As a material witness, the woman implicated in Liang's case was subject to a court order preventing her from leaving the US. Liang had represented the witness until the court removed him as attorney of record on April 17, 2015.
Unbeknownst to Liang at the time, the woman was cooperating with federal agents with from US Immigration and Customs Enforcement's Homeland Security Investigations (HSI), who were monitoring conversations between Liang and the witness.
During the conversations, Liang outlined a plan in which he would assist the witness by having her board a commercial airliner in the United States without travel documentation, so she could travel to China undetected by federal authorities.
Liang was caught on hours of video and audio recordings selling and marketing his abilities to the woman to help smuggle her out of the US, in violation of court orders, in exchange for a $6,000 fee for himself and a $1,500 to $3,000 fee for three co-conspirators who would assist him, prosecutors wrote in a sentencing brief filed with the court.
He returned the $6,000 he had accepted after he was arrested while walking with the witness to meet the three co-conspirators in a coffee shop in Corona, California.

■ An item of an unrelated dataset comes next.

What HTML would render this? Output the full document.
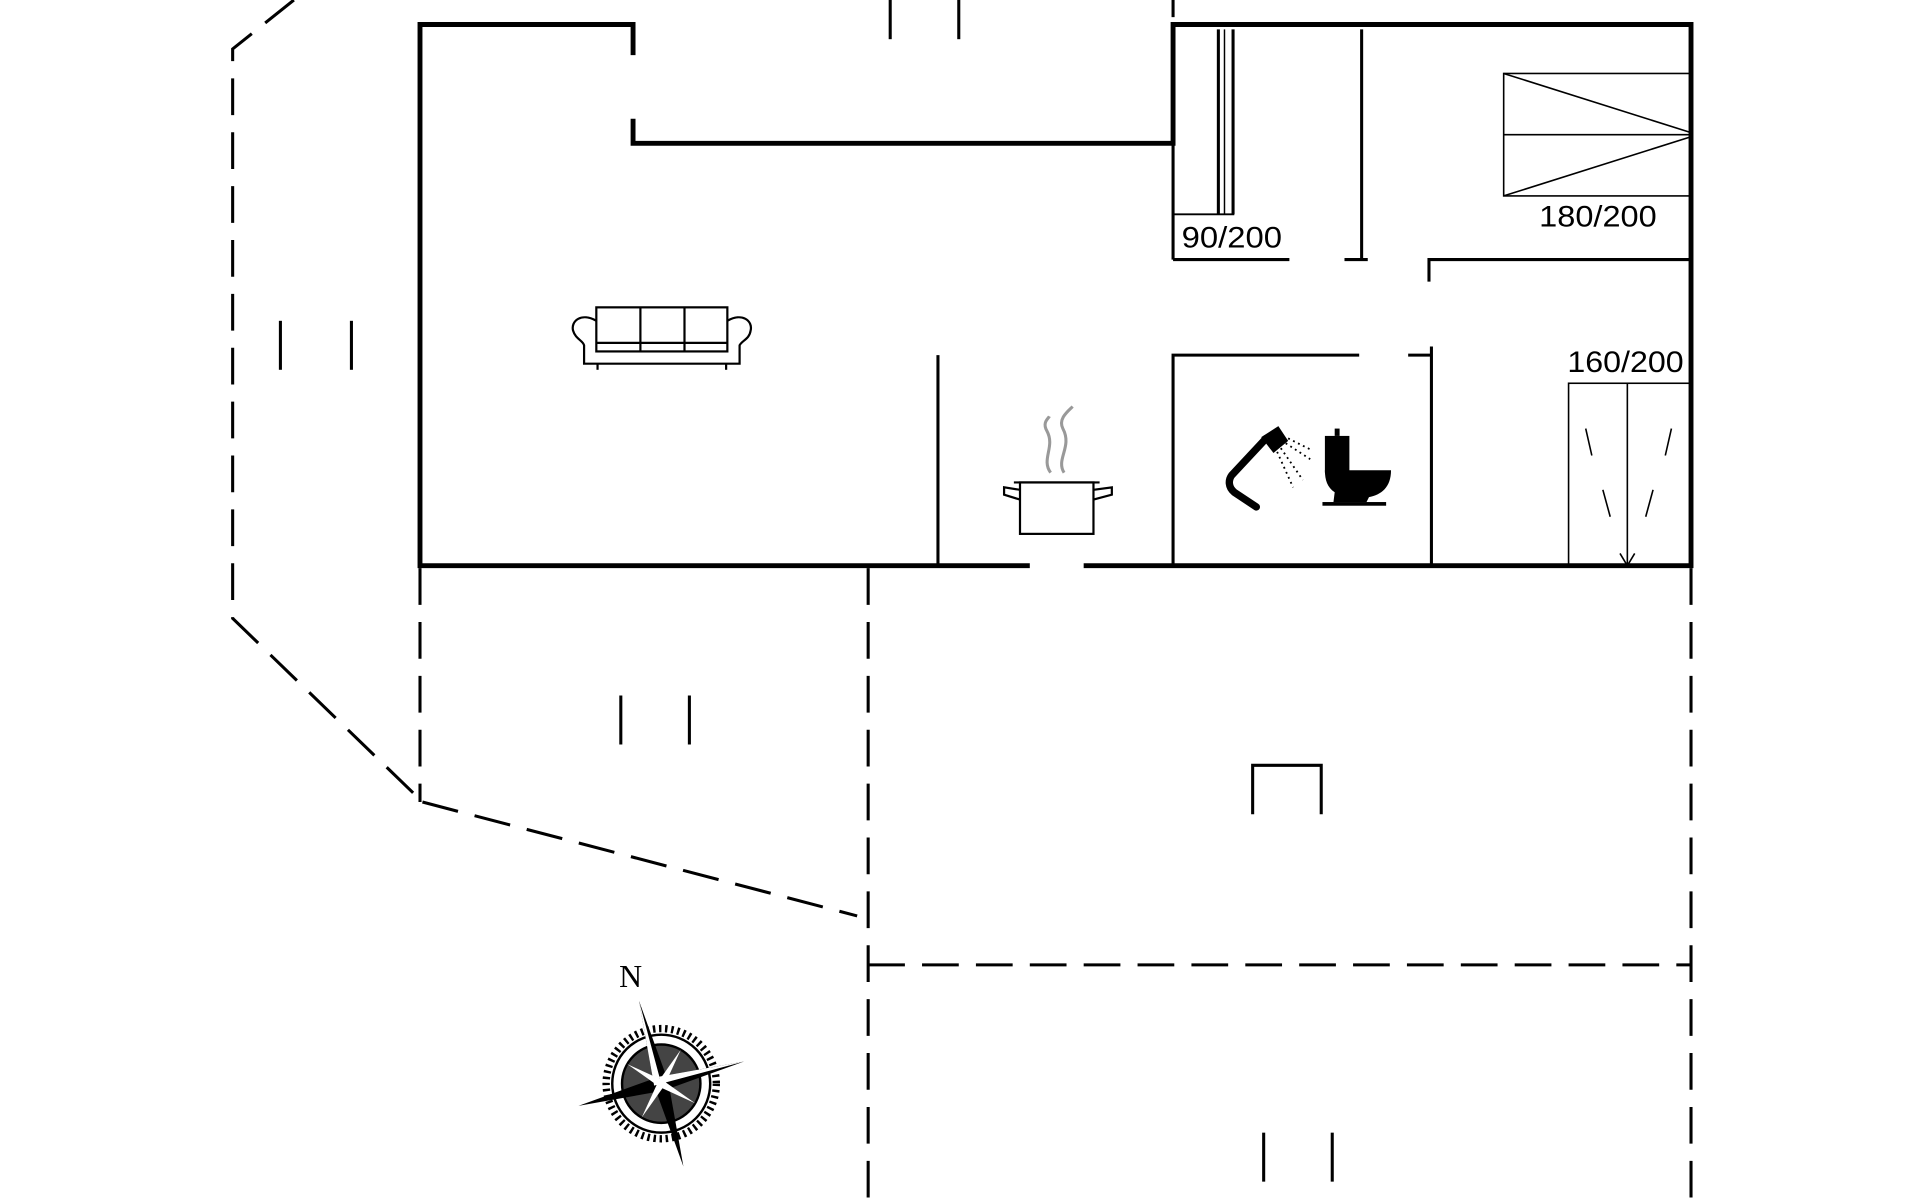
<!DOCTYPE html>
<html><head><meta charset="utf-8"><style>html,body{margin:0;padding:0;background:#fff;width:1920px;height:1200px;overflow:hidden}svg{display:block}</style></head>
<body>
<svg width="1920" height="1200" viewBox="0 0 1568 980" xmlns="http://www.w3.org/2000/svg">
<g fill="none" stroke="#000" stroke-linecap="butt">
<polyline stroke-width="4" points="517,45 517,20 343,20 343,462 841,462"/>
<polyline stroke-width="4" points="885,462 1381,462 1381,20 958,20 958,117 517,117 517,97"/>
<g stroke-width="2.5">
<line x1="766" y1="290" x2="766" y2="462"/>
<line x1="995" y1="24" x2="995" y2="175"/>
<line x1="1000" y1="24" x2="1000" y2="175" stroke-width="1.2"/>
<line x1="1007" y1="24" x2="1007" y2="175"/>
<line x1="958" y1="175" x2="1008" y2="175" stroke-width="1.5"/>
<line x1="958" y1="24" x2="958" y2="212"/>
<line x1="958" y1="212" x2="1053" y2="212"/>
<line x1="1098" y1="212" x2="1117" y2="212"/>
<line x1="1112" y1="24" x2="1112" y2="212"/>
<polyline points="1167,230 1167,212 1381,212"/>
<polyline points="958,462 958,290 1110,290"/>
<polyline points="1150,290 1169,290"/>
<line x1="1169" y1="283" x2="1169" y2="462"/>
</g>
<g stroke-width="1.3">
<rect x="1228" y="60" width="152" height="100"/>
<line x1="1228" y1="110" x2="1380" y2="110"/>
<line x1="1228" y1="60" x2="1380" y2="108"/>
<line x1="1228" y1="160" x2="1380" y2="112"/>
<rect x="1281" y="313" width="99" height="148"/>
<line x1="1329" y1="313" x2="1329" y2="461"/>
<line x1="1295" y1="350" x2="1300" y2="372"/><line x1="1309" y1="400" x2="1315" y2="422"/>
<line x1="1365" y1="350" x2="1360" y2="372"/><line x1="1350" y1="400" x2="1344" y2="422"/>
<polyline points="1323,452 1329,462 1335,452"/>
</g>
<g stroke-width="2.5" stroke-dasharray="30,14">
<polyline points="240,0 190,40 190,505 340,650"/>
<polyline points="345,655 700,748"/>
<line x1="343" y1="464" x2="343" y2="655"/>
<line x1="709" y1="464" x2="709" y2="980"/>
<line x1="1381" y1="464" x2="1381" y2="980"/>
<line x1="709" y1="788" x2="1381" y2="788"/>
<line x1="958" y1="0" x2="958" y2="14"/>
</g>
<g stroke-width="2.5">
<line x1="727" y1="0" x2="727" y2="32"/><line x1="783" y1="0" x2="783" y2="32"/>
<line x1="229" y1="262" x2="229" y2="302"/><line x1="287" y1="262" x2="287" y2="302"/>
<line x1="507" y1="568" x2="507" y2="608"/><line x1="563" y1="568" x2="563" y2="608"/>
<line x1="1032" y1="925" x2="1032" y2="965"/><line x1="1088" y1="925" x2="1088" y2="965"/>
<polyline points="1023,665 1023,625 1079,625 1079,665"/>
</g>
<g stroke-width="1.8">
<rect x="487" y="251" width="107" height="36"/>
<line x1="523" y1="251" x2="523" y2="287"/><line x1="559" y1="251" x2="559" y2="287"/>
<line x1="487" y1="280" x2="594" y2="280"/>
<path d="M487,262 C475,255 466,262 468,270 C470,277 476,278 477,282 L477,297 L604,297 L604,282 C606,278 612,277 613,270 C615,262 606,255 594,262"/>
<line x1="488" y1="297" x2="488" y2="302"/><line x1="593" y1="297" x2="593" y2="302"/>
</g>
<g stroke-width="1.8">
<rect x="833" y="394" width="60" height="42"/>
<path d="M833,400 L820,398 L820,404 L833,408 M893,400 L908,398 L908,404 L893,408"/>
<line x1="828" y1="394" x2="898" y2="394"/>
</g>
<g stroke="#999" stroke-width="2.5">
<path d="M858,386 C850,375 862,365 855,352 C851,345 856,342 857,340"/>
<path d="M869,386 C862,375 876,365 868,350 C864,342 872,336 876,332"/>
</g>
</g>
<g>
<path d="M1026,414 L1008,402 C1003,398 1003,392 1006,388 L1034,358" fill="none" stroke="#000" stroke-width="6" stroke-linecap="round"/>
<path d="M1030,357 L1044,348 L1052,360 L1040,370 Z" fill="#000"/>
<g stroke="#000" stroke-width="1.5" stroke-dasharray="1.5,3">
<line x1="1050" y1="362" x2="1070" y2="375"/><line x1="1046" y1="366" x2="1064" y2="392"/>
<line x1="1043" y1="369" x2="1056" y2="398"/><line x1="1052" y1="358" x2="1072" y2="368"/>
</g>
</g>
<g fill="#000">
<rect x="1090" y="350" width="4" height="6"/>
<rect x="1082" y="356" width="20" height="30"/>
<path d="M1082,384 L1136,384 C1136,398 1128,404 1118,406 L1116,410 L1089,410 L1090,402 C1084,398 1082,392 1082,384 Z"/>
<rect x="1080" y="410" width="52" height="3"/>
</g>
<g font-family="Liberation Sans, sans-serif" font-size="24" fill="#000">
<text x="965" y="202" textLength="82" lengthAdjust="spacingAndGlyphs">90/200</text>
<text x="1257" y="185" textLength="96" lengthAdjust="spacingAndGlyphs">180/200</text>
<text x="1280" y="304" textLength="95" lengthAdjust="spacingAndGlyphs">160/200</text>
</g>
<g transform="translate(540,885)">
<circle r="45" fill="none" stroke="#000" stroke-width="6" stroke-dasharray="2,3"/>
<circle r="40" fill="#fff" stroke="#000" stroke-width="2"/>
<circle r="32" fill="#444" stroke="#000" stroke-width="2"/>
<g transform="rotate(-15)">
<polygon points="0,-70 6,0 0,70 -6,0" fill="#000"/>
<polygon points="-70,0 0,-6 70,0 0,6" fill="#000"/>
<polygon points="0,-70 -6,0 0,0" fill="#fff"/>
<polygon points="70,0 0,-6 0,0" fill="#fff"/>
<g transform="rotate(45)">
<polygon points="0,-32 3,0 0,32 -3,0" fill="#fff"/>
<polygon points="-32,0 0,-3 32,0 0,3" fill="#fff"/>
</g>
</g>
</g>
<text x="515" y="806" font-family="Liberation Serif, serif" font-size="26" text-anchor="middle" fill="#000">N</text>
</svg>
</body></html>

"As an attorney and officer of the court, Mr Liang owed a heightened duty to respect and follow court orders," said US Attorney Eileen M. Decker. "Instead Mr Liang chose to violate those court orders, and induced others to violate court orders, for his own personal profit. Today's sentence is a reminder of the importance of court orders and protecting the integrity of federal investigations."
According to court documents, Liang provided assistance to two other material witnesses who fled to China and to another material witness who was intercepted at Los Angeles International Airport on April 15.
The investigation into the birthing centers is being conducted by HSI and IRS – Criminal Investigation.